The giant bamboos at Arashimaya belong to the largest member of the grass family. The trunks were amazingly thick. While they stood tall and grew close to each other, leaving very little sunlight to penetrate through to the ground, new shoots continue to spring out from the earth.

The forest is located next to a cemetery exuding an eerie atmosphere as evening approaches. Every now and then we heard a faint knocking in the forest as the bamboos swayed in the wind and hit each other. 
Workers sanitized their hands each time after handling money!
Most expensive tofu!
 Making our way to Ryokan Yamazaki, we made a short detour at Seiryo-Ji temple. A little down the road from the temple a long queue by a tofu shop caught our attention. Sagatofu Morika is a tofu factory that also sells tofu to individual buyers. We made a small purchase and were shocked by the prices. The tofu were cold, hard and the tastes...were not really there at all!


Tranquil
Fishing spot
Lover's paradise!
 Laughing at our own gullibility, we continued on, passing by Lake Hirosawa-Ike. This is a recreational spot flanked by the mountains on one side and farmlands on the other side. Row boats were seen bobbing in the lake, presumably on rentals.

Leaving the lake, we soon approached a forested area with hilly terrains. A hill grade of 12.1% on Strava, we struggled on our climb. Our resolves broke when we turned the corner and saw that the climb was to continue for another segment! One by one, we all came down our bikes to push.

At the top of the hill were homes, a driving range and a poolside by a cliff. Our ryokan stood on the other side of the hill, down below and not far away from the club. Being a hotel with a restaurant by the roadside, we were upgraded to the homestead a couple of hundred meters behind the hotel. Walking there requires passing by homes with luxury cars parked inside!

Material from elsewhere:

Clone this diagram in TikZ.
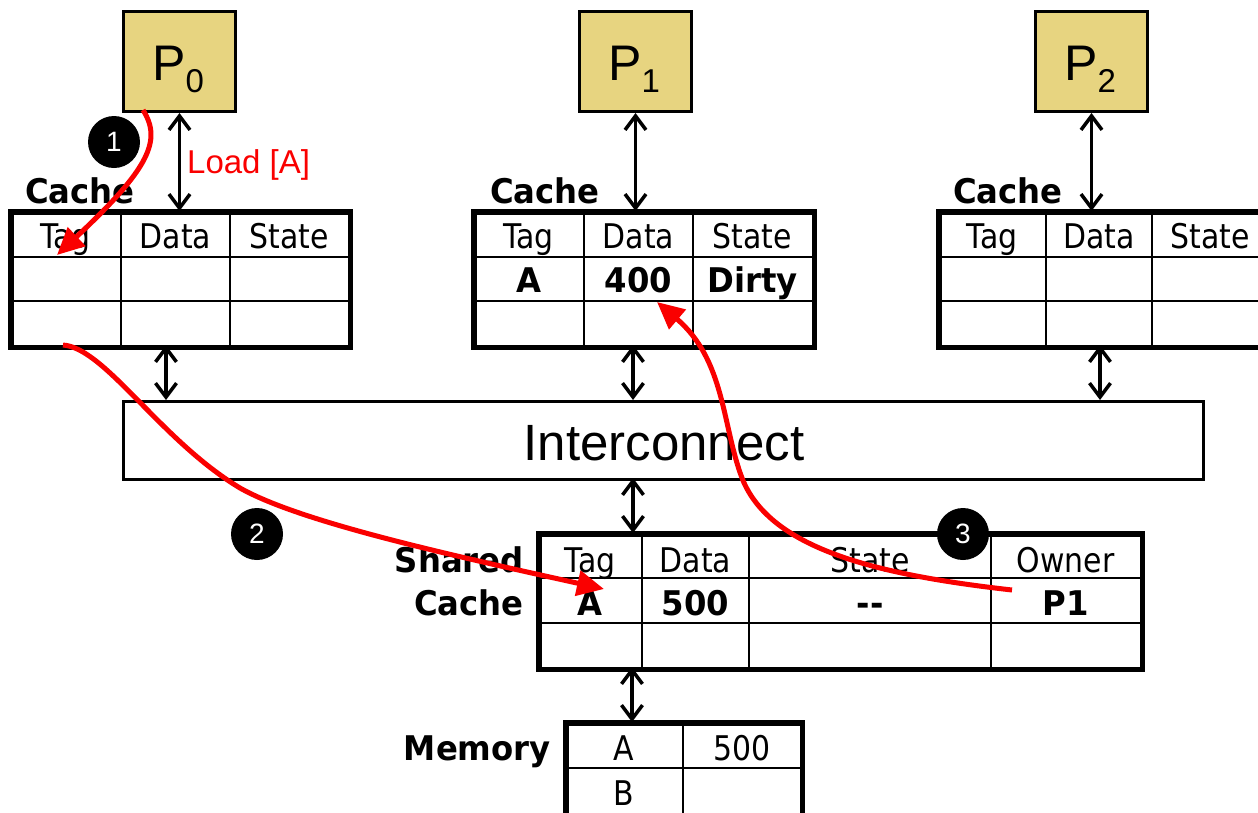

The rooms at the ryokan were big. Bernie got the honeymoon suite with a verandah that opens out to the Japanese garden. The toilets and bathrooms though are shared, making it a tad inconvenient.





That evening,Suzie and Claudine experienced their first communal washing by the stainless steel sink while the boys showered behind thin shower curtains that flapped as they moved about. When it was the ladies' turn, they locked the main door to the bathroom, preferring privacy. It was a peculiar experience chatting as they bathed and making friends with a fellow Japanese lady from Osaka who joined them in the bathroom!!!


Living area
Dining
Onsen
As the ryokan was far from any restaurants or convenience stores, everyone dined in house. The food was a bit pricey but relatively good.
That night, we slept on futons, weighed down by kakebutons, while enjoying sweet dreams. What happened in the honeymoon suite stays behind the shoji! Our 3 French elders, though only returned in the wee hours of the night, spent and wasted!!!